The Awards of Excellence Walking Tour is - hands down - my favorite part of every ACC Show. Everyone gathers at the Council booth, and off we go to surprise the winning artists. This year's San Francisco jurors were Mike Holmes, co-owner of Velvet da Vinci, and Ted Cohen, an exhibition designer who works with institutions such as the Museum of Craft and Design and the Museum of Craft and Folk Art. It was a supreme treat to listen to these veterans of the studio craft world as they bestowed four awards of excellence.
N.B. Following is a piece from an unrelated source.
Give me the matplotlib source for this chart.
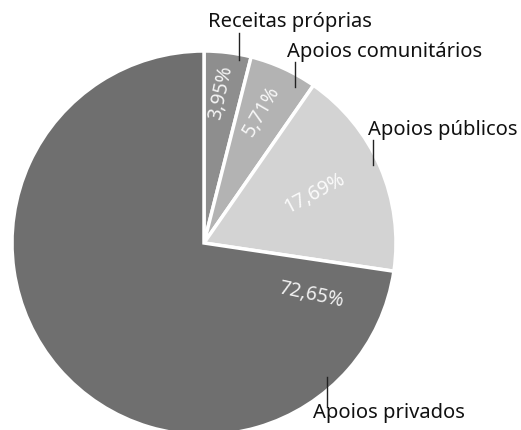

Here's what they had to say:

Judith Kinghorn
Kinghorn's jewelry is a "glorious combination of spectacular workmanship and beautiful design," Holmes said. "The more you look at [her pieces], the more you realize what goes into them." The men praised Kinghorn's immaculate technique and the timeless quality of her quiet, thoughtful jewelry.

Morgan Madison
Madison's kiln-formed and cold-worked glass compositions caught the jurors' attention for revitalizing, even reinventing a technique they've seen often at shows - but never like this, they stressed. Beautiful design, flawless execution. Madison's work is "a breath of fresh air," Cohen said. "It has a wonderful, free look to it."

Francesca Vitali
Vitali's innovative paper jewelry clearly captured the jurors' affections. "One of trends [in jewelry] is including nontraditional materials," Holmes said - and Vitali does it superbly, taking a "humble material" and transforming it through "wonderful technique." Cohen additionally praised her "good, smart booth design," with its white paper walls.

James Aarons
Aarons' creative use of a corner location earned the ceramic artist the award for booth design. "It goes with the quality of the work," Cohen said - high praise from the expert exhibition designer. Aarons placed walls on the outside edge of his booth's footprint, creating a booth that people walk around instead of into. One wall is white; the other is black, allowing him to show off a range of work to its advantage. "It almost feels like two spaces," Holmes says.